マイクル・ビショップ『時の他に敵なし』

時の他に敵なし (竹書房文庫 び 3-1)卑近の課題で場を持たせる手管は機能している。関連しない状況にモチーフを共有させる手管も認められる。序盤を持たせるのはスペインの貧民街のサバイブ劇である。この手の卑近の課題は石器時代編の大半を支配する。乾期に貧窮させることで石器人類の群れにハードル走をやらせる。そもそも最初の場面で主人公男がやっているのはサバイバル研修である。


互いに関連がないスペイン編と北米編もモチーフだけは共有する。スペイン編の短期目標としてのサバイブは階級脱出という長期目標の下にある。北米編ではこのモチーフがホワイトトラッシュの父の形で具体化し、主人公男の人生を動機づける。父は人生に失敗してしまった。自分はここから脱しなければならない。


脱した先が石器時代であり、そこで階級脱出が個人の課題に留まらなくなり社会化する。環境の変動に追い立てられる境遇から人類はいかに脱するか、という文明化が問われ始める。


主人公男は過去民のなかに毛色の違うヒロインを認める。石器時代のハードル走が他の人間とは異なるヒロインが機能性を発揮する場面を作る。機能性がヒロインをヒロインに値させ、ここにいてはいけない人間という階級脱出劇の発端を誕生させる。

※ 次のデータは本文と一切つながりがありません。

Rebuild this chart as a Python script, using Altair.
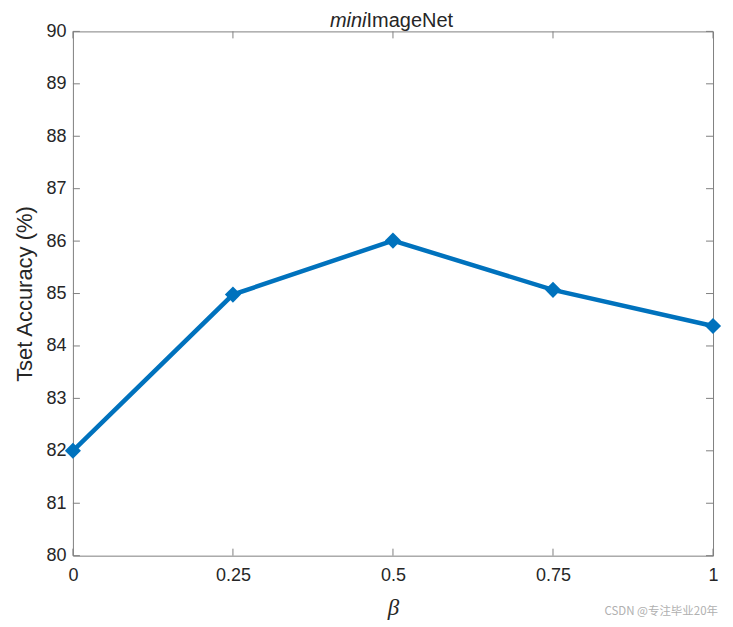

石器時代編と現代編は互いに関連のないまま並走する。いちおう主人公男がスペイン母と間接的に再会することで、ふたつの話が何事かに回収された感はでる。あくまで何事かなのだが。個人的な課題の社会化もSFらしい精緻さはなく、あくまで緩くモチーフで重なるのみであり、SFを読んだという感じはない。